[Code that draws figures]

────

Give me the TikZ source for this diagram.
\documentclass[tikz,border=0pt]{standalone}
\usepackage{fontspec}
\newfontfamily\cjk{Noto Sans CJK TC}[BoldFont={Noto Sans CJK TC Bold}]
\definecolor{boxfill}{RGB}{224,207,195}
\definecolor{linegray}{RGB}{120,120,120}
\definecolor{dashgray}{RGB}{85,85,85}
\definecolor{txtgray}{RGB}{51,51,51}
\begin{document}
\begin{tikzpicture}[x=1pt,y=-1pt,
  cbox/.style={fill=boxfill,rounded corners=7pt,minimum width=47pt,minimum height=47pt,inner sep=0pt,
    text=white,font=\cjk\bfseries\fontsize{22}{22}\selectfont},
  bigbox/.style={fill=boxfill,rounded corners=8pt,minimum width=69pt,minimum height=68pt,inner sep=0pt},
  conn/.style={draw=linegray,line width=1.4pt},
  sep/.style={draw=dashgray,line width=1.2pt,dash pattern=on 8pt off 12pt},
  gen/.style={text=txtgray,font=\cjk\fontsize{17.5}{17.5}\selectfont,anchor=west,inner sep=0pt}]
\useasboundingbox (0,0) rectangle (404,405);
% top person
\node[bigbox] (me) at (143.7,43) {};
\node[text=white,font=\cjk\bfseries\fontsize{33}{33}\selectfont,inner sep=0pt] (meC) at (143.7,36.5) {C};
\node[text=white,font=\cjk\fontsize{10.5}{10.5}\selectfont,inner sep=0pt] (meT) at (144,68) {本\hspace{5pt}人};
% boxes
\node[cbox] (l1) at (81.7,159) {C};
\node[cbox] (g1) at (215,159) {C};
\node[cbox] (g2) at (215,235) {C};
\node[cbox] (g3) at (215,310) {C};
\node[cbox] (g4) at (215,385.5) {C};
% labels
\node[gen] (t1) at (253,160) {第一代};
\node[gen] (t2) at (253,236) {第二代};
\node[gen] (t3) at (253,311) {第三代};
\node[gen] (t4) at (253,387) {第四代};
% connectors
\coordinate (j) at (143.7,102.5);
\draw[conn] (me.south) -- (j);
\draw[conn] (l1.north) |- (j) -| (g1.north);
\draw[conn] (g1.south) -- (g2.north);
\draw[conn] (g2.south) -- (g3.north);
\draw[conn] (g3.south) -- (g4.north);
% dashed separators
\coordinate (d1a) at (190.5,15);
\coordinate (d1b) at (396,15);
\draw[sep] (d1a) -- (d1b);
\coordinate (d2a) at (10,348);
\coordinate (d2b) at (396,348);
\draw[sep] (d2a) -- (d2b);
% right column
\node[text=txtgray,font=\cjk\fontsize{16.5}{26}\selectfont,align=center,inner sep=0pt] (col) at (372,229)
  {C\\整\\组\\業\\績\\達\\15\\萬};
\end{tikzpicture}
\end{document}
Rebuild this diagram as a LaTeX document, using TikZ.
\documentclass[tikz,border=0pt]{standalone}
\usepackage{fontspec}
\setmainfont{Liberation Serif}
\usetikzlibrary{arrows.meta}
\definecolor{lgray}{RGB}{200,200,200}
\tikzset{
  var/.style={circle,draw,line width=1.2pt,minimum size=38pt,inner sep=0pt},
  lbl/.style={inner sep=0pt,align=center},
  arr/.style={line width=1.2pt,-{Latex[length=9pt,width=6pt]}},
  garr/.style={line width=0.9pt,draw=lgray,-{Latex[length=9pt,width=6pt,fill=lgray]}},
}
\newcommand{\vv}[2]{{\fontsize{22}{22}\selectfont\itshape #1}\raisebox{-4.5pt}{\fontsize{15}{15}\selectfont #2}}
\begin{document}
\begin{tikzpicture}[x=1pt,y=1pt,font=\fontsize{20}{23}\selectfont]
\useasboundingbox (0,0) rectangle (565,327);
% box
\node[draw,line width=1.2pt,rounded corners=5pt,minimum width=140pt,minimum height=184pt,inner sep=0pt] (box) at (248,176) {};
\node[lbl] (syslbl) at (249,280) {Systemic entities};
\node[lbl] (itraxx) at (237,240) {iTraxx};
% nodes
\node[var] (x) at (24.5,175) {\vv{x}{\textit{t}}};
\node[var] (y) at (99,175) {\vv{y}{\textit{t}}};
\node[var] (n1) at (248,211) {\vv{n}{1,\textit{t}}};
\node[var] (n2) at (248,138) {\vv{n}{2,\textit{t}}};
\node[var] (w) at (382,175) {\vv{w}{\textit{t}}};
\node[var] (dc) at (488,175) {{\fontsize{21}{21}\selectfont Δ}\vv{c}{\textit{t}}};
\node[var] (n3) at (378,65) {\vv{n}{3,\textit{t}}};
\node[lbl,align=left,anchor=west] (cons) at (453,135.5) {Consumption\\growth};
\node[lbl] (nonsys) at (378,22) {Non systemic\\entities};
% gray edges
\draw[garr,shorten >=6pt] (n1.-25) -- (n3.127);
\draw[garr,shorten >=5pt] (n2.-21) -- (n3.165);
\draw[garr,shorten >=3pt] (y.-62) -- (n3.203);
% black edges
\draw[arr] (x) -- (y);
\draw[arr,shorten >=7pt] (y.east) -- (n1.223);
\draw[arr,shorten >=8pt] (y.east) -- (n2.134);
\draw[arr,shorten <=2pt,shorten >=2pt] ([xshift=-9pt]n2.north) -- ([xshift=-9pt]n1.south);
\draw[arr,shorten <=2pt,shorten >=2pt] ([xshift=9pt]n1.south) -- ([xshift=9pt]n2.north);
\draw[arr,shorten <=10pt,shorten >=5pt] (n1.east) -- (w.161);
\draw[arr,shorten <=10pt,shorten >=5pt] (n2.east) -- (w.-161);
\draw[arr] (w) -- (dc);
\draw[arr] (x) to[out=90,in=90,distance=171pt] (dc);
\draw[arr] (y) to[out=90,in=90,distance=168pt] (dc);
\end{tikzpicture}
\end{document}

────

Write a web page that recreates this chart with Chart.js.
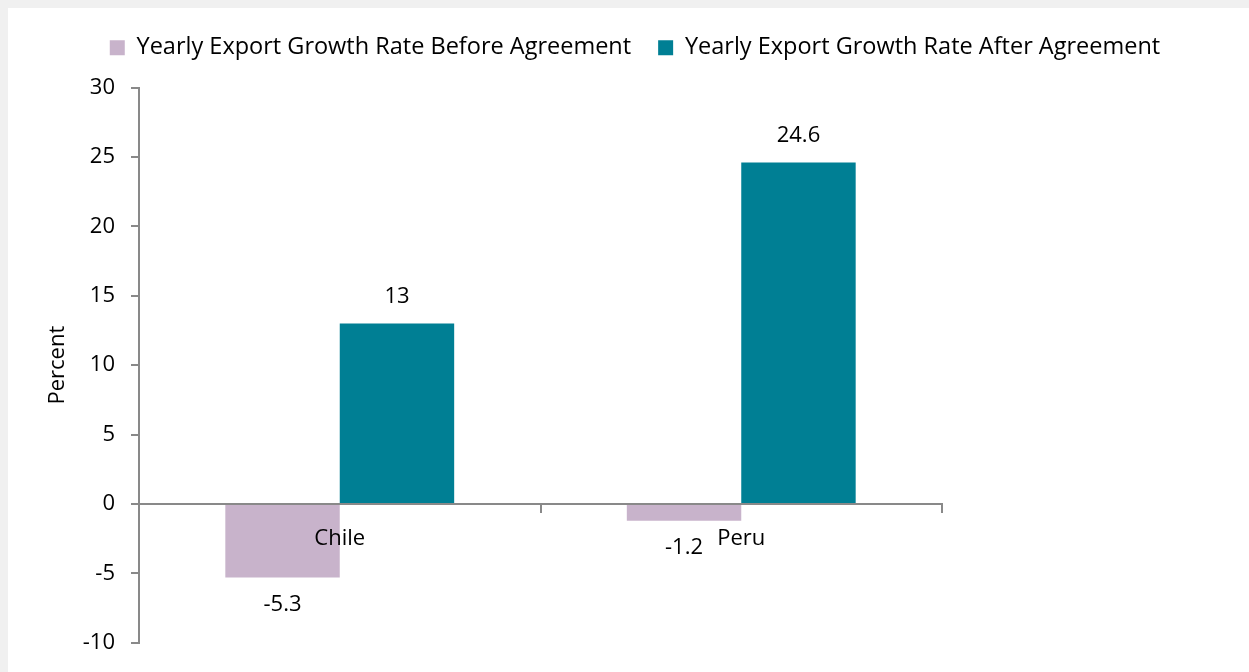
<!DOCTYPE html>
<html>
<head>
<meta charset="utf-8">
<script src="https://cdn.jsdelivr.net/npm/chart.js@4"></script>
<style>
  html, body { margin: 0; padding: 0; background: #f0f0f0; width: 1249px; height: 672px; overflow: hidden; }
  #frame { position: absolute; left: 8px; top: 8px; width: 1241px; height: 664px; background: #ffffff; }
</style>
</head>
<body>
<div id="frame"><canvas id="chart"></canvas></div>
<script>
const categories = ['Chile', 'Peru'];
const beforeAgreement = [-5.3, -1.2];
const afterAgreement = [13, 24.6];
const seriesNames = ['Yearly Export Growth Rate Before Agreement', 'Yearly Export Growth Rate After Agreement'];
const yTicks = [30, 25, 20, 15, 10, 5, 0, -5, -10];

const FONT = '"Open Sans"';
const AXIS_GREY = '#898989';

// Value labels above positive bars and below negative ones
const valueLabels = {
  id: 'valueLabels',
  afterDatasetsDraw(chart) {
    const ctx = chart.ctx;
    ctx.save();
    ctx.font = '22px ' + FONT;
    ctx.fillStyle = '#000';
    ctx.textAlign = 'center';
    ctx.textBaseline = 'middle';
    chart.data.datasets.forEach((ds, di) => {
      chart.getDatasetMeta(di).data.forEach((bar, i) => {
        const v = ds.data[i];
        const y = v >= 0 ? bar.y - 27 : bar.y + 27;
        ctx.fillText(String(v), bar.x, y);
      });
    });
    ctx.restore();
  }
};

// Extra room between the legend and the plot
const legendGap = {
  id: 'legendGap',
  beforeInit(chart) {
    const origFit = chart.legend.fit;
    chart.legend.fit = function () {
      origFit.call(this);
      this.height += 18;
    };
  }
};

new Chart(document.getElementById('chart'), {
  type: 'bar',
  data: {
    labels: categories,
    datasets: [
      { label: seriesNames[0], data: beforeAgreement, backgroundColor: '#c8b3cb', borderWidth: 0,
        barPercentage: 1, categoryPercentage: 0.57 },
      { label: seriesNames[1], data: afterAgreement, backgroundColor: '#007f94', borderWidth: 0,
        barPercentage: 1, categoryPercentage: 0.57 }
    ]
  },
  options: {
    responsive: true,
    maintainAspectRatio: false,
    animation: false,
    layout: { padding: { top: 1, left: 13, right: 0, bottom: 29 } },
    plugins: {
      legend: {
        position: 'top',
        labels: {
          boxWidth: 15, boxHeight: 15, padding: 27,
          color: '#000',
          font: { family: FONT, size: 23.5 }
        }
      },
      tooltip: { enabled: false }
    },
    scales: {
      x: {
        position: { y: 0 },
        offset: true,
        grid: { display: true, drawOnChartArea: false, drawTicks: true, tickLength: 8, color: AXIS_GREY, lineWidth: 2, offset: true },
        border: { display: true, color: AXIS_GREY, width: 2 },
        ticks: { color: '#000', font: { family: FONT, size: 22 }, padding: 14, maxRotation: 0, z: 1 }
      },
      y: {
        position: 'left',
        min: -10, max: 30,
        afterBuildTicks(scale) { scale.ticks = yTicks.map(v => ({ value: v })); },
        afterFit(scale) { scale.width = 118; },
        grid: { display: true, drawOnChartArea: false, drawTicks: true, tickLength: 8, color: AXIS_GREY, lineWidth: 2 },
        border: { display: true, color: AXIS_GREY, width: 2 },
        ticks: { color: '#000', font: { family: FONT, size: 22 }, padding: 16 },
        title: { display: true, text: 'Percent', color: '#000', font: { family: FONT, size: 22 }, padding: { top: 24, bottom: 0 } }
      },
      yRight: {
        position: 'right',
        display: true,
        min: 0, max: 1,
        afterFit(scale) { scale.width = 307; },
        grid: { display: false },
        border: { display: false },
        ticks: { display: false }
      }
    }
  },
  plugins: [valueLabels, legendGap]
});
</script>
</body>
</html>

────

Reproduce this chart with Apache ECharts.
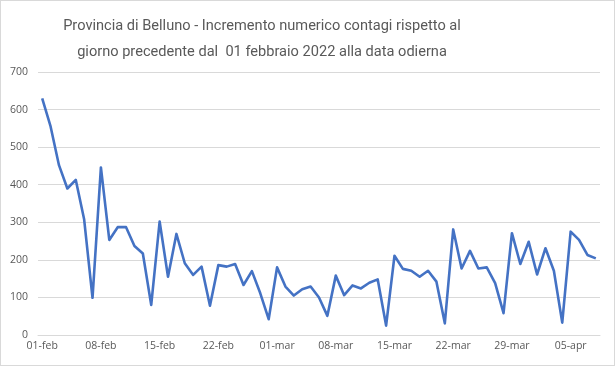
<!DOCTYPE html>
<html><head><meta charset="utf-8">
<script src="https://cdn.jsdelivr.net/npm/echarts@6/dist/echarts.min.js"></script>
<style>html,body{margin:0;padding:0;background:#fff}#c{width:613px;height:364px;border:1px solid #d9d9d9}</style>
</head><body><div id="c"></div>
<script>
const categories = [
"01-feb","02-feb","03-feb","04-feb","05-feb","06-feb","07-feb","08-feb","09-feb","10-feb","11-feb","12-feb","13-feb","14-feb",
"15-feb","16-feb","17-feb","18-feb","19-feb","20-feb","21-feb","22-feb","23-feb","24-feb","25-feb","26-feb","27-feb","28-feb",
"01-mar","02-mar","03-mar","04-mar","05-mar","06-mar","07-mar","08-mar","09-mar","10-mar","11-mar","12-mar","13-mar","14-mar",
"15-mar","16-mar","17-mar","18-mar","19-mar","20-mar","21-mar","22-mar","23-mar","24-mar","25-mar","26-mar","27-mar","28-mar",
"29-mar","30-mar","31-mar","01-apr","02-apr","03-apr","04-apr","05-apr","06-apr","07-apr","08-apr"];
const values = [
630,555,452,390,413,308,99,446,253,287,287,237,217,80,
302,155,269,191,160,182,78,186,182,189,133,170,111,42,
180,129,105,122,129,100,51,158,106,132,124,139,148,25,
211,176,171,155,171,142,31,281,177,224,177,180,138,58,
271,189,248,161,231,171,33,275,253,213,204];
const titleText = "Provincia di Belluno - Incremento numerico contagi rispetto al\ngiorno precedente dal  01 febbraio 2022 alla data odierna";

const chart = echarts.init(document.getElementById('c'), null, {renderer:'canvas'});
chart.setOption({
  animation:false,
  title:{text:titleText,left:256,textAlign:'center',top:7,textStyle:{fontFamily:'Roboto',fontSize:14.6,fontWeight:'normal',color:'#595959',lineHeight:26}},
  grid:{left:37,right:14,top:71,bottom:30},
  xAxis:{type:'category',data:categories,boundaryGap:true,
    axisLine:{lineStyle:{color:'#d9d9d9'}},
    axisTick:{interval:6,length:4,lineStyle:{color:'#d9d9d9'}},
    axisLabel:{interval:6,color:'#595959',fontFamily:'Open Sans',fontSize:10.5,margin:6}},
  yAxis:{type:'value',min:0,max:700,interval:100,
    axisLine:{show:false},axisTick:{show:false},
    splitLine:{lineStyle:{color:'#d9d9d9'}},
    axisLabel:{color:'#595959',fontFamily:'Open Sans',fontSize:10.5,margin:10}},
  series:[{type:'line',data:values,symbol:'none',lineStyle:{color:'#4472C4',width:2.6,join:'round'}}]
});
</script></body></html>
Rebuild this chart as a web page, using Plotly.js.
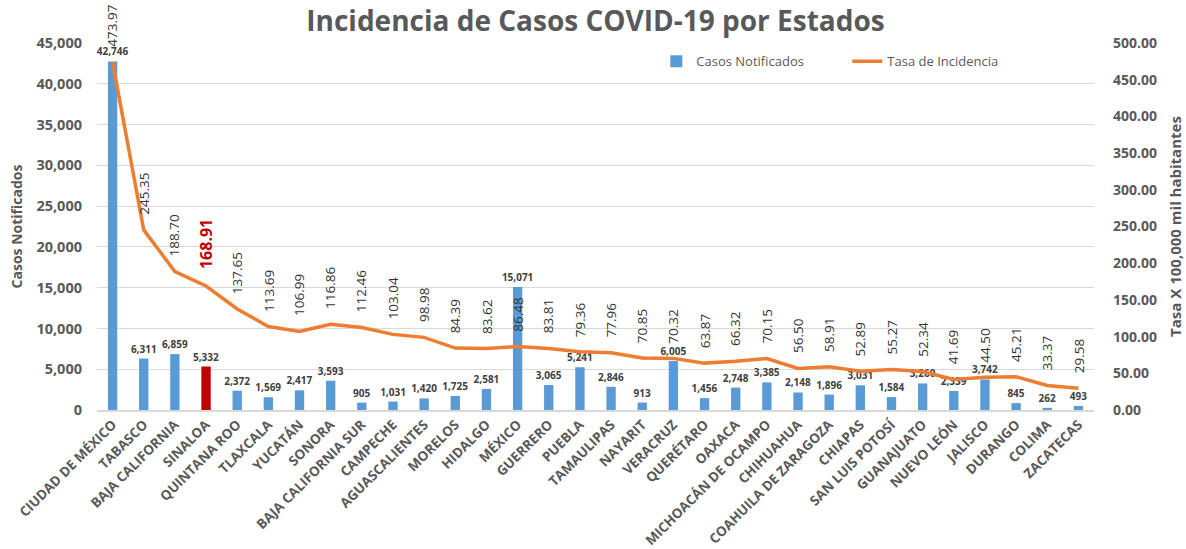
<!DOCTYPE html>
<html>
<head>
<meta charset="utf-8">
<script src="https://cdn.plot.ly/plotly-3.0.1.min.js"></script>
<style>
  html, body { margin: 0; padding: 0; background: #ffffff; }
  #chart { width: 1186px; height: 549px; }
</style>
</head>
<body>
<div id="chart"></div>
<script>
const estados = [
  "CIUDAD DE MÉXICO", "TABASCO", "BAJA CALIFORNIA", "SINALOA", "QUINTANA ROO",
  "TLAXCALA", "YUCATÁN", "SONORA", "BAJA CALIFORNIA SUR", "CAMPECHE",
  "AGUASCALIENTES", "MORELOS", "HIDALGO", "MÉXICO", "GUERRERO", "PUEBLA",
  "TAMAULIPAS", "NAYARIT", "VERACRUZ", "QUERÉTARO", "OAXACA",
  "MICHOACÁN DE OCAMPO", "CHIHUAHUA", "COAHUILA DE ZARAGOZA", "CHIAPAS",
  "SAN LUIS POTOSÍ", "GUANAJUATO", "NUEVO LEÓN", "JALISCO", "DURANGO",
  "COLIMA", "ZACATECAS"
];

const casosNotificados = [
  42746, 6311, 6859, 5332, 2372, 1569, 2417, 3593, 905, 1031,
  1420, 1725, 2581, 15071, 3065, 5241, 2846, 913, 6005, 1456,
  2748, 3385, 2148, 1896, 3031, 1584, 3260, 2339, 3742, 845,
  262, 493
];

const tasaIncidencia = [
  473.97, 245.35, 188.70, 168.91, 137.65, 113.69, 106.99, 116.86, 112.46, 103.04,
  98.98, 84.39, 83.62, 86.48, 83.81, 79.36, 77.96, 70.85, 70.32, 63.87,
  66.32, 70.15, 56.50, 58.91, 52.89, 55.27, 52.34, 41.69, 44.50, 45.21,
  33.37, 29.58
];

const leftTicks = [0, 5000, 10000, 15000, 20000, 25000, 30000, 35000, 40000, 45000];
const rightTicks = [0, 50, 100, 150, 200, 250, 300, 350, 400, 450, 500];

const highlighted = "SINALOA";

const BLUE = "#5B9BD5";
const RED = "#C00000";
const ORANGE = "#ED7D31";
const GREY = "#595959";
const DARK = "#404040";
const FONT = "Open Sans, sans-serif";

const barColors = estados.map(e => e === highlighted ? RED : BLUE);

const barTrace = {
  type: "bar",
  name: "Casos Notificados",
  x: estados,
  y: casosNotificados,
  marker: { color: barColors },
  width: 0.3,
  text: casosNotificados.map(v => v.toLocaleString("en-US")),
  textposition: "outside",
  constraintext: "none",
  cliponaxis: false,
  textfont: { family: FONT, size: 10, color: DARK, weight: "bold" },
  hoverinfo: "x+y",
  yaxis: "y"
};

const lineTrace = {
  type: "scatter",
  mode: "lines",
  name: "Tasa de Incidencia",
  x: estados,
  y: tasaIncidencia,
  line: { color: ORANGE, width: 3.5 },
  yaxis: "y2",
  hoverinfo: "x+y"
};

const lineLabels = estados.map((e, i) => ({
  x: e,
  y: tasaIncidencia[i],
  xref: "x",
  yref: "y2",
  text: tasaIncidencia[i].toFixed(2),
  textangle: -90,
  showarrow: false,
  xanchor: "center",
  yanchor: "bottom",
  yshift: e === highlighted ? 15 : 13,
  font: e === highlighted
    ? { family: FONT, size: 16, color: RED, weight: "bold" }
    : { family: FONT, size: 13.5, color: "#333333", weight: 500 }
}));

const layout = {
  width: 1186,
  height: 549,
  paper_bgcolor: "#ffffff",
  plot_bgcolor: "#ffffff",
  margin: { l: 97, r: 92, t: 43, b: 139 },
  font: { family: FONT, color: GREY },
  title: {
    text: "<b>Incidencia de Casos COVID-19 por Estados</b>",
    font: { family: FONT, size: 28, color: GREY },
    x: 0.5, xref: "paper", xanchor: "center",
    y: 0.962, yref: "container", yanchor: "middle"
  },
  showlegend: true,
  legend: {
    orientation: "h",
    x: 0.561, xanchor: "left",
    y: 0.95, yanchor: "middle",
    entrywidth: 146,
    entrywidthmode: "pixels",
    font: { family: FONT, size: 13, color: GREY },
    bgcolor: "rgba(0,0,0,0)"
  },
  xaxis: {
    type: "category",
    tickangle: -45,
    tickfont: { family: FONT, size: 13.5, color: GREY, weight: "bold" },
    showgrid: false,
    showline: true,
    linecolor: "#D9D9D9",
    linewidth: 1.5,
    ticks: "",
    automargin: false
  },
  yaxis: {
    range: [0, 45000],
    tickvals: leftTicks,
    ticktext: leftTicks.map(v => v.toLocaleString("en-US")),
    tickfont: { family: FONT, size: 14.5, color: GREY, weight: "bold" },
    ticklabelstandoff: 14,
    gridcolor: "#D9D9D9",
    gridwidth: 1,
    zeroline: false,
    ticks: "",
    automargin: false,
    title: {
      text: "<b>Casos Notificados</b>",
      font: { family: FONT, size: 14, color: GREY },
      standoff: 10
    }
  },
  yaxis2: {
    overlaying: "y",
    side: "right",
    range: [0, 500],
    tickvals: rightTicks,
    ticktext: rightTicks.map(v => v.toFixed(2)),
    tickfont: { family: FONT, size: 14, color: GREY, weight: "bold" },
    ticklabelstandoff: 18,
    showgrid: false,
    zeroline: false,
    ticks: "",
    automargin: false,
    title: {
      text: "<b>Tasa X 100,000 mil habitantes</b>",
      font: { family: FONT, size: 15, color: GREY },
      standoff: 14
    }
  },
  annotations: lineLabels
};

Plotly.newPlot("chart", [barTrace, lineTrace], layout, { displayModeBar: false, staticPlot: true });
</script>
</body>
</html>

────

• **TASK DIRECTIONS**: Your copy should hold only the lines from the one containing "Write a web" through the one containing "const AXIS_GREY = '#898989';", word for word, with no pictures.

• **THE ANSWER**:
Write a web page that recreates this chart with Chart.js.
<!DOCTYPE html>
<html>
<head>
<meta charset="utf-8">
<script src="https://cdn.jsdelivr.net/npm/chart.js@4"></script>
<style>
  html, body { margin: 0; padding: 0; background: #f0f0f0; width: 1249px; height: 672px; overflow: hidden; }
  #frame { position: absolute; left: 8px; top: 8px; width: 1241px; height: 664px; background: #ffffff; }
</style>
</head>
<body>
<div id="frame"><canvas id="chart"></canvas></div>
<script>
const categories = ['Chile', 'Peru'];
const beforeAgreement = [-5.3, -1.2];
const afterAgreement = [13, 24.6];
const seriesNames = ['Yearly Export Growth Rate Before Agreement', 'Yearly Export Growth Rate After Agreement'];
const yTicks = [30, 25, 20, 15, 10, 5, 0, -5, -10];

const FONT = '"Open Sans"';
const AXIS_GREY = '#898989';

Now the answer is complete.